AM07-Transition Times

Witnessing NSDL Annual Meetings over the years, I’ve seen a natural transition in the themes and topics that bubble to the surface. In the early days, a lot of conversation formed around the nuts and bolts of metadata standards, repository architectures and how best to search in a distributed environment. Now, the themes have moved from the focus of DL research questions to a more fundamental business question of how do we best serve the NSDL customer. The common threads include fundamental business ideas: be clear on your value add (emphasized by Julie Evans in Effective K-12 Outreach Strategies) and solve real problems (such as providing context around resources by including the implicit community knowledge of how to use these resources highlighted by Sean Fox in Network of Communities). As we transition from building the library to delivering real solutions into the classroom, we also find ourselves shifting our focus beyond the early adopters, who have found and embraced NSDL collections, to those educators who need more directed, hands-on help (underscored by Steve Weimar in Cultivating Teacher Use and Leadership.

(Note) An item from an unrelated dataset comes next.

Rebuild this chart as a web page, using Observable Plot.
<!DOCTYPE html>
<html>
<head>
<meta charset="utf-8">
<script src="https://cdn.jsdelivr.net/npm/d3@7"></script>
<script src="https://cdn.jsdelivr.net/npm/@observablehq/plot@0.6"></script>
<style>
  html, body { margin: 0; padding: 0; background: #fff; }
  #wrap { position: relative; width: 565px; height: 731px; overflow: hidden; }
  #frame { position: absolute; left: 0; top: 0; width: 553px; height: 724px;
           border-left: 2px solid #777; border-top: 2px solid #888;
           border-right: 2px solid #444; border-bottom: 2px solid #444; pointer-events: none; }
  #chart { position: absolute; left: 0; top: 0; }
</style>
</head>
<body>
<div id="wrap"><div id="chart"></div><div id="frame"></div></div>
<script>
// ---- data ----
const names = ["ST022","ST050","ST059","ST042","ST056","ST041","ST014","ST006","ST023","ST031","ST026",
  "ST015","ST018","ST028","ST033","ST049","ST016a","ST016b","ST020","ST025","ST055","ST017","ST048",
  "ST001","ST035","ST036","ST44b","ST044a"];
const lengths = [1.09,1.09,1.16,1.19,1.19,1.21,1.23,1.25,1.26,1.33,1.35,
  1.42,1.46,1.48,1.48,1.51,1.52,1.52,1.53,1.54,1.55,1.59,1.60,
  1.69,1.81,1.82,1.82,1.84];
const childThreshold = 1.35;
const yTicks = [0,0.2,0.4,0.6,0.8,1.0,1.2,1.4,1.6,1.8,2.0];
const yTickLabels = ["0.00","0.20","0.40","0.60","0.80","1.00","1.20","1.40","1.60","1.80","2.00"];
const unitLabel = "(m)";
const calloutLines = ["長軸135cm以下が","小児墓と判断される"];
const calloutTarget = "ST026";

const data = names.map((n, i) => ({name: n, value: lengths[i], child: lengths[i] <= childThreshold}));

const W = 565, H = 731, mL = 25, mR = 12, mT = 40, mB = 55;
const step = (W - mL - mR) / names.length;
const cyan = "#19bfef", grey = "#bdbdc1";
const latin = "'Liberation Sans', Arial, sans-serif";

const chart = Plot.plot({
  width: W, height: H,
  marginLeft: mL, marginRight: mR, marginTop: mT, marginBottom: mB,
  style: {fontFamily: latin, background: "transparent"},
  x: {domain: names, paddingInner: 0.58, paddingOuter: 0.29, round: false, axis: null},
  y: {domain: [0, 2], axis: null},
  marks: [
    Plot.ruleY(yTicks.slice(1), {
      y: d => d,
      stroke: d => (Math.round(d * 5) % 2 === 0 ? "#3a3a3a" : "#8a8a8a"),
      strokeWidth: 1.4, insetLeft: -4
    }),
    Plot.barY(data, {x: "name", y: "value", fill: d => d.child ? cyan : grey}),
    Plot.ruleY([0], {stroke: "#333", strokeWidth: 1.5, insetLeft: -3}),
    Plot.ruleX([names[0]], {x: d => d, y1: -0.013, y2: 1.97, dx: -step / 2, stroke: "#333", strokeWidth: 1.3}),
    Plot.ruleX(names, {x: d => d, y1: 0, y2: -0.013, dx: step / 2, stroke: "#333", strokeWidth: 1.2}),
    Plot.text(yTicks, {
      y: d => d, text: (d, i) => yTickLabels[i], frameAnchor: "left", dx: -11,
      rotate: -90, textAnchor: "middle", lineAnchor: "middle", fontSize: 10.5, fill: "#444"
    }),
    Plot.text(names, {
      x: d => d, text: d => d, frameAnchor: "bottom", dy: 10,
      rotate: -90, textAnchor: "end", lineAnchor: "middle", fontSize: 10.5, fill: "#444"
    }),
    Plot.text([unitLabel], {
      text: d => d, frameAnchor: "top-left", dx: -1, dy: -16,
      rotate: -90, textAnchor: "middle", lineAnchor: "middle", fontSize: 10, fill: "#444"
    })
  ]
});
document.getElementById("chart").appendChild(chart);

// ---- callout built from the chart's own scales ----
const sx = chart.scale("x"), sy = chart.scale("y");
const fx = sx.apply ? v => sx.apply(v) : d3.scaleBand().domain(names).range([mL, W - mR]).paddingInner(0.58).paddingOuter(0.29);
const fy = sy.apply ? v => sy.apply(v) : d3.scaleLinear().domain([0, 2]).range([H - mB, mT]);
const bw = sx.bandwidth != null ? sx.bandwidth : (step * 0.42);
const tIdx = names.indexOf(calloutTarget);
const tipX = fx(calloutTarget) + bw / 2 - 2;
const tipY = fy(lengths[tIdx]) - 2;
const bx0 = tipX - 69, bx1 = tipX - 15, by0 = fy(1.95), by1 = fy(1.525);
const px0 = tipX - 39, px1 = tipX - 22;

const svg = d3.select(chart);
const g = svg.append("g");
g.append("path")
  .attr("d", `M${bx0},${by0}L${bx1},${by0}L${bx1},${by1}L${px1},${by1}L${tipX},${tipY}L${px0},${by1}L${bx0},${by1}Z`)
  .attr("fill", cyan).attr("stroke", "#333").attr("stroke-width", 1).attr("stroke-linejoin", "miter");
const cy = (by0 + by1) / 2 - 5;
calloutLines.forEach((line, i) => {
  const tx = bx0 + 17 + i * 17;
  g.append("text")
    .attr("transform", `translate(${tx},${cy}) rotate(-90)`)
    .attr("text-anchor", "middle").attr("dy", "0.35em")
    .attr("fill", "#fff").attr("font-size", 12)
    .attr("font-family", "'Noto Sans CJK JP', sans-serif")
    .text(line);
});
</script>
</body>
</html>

But even transitions that represent a natural evolution can present their challenges. By providing more directed help, we find some of our efforts are less participant- or community-oriented (as noted by Steve). Technology in the classroom meant to open up the classroom environment can have the unintended consequence of decreasing the face-to-face opportunities with colleagues as teachers answer email during their open times (as noted by Julie). And for school librarians, Marcia Mardis (Engaging Educators with the NSDL) notes that increasing the reach of technology could even threaten librarian positions.

But like every transition, its worth honoring what the past gave us, while looking optimistically and realistically at what’s possible moving forward. We can re-examine the roles we defined for NSDL in the early days, shed some that are no longer necessary, and create new roles for the future. Obviously this meeting underscores that the important new role for NSDL is in solving real classroom needs while pushing the boundaries of applying technology in support of pedagogy. Sometimes the signs leading to solutions will be vague, no more than a shape on the edge of our vision. Other signs will be right in front of us. But, let’s see this stage as a moment to move beyond just building the digital library to tackling the ongoing question of how online resources and services can help educators find success in their instruction, assessment and professional development activities. Are we poised to answer that call?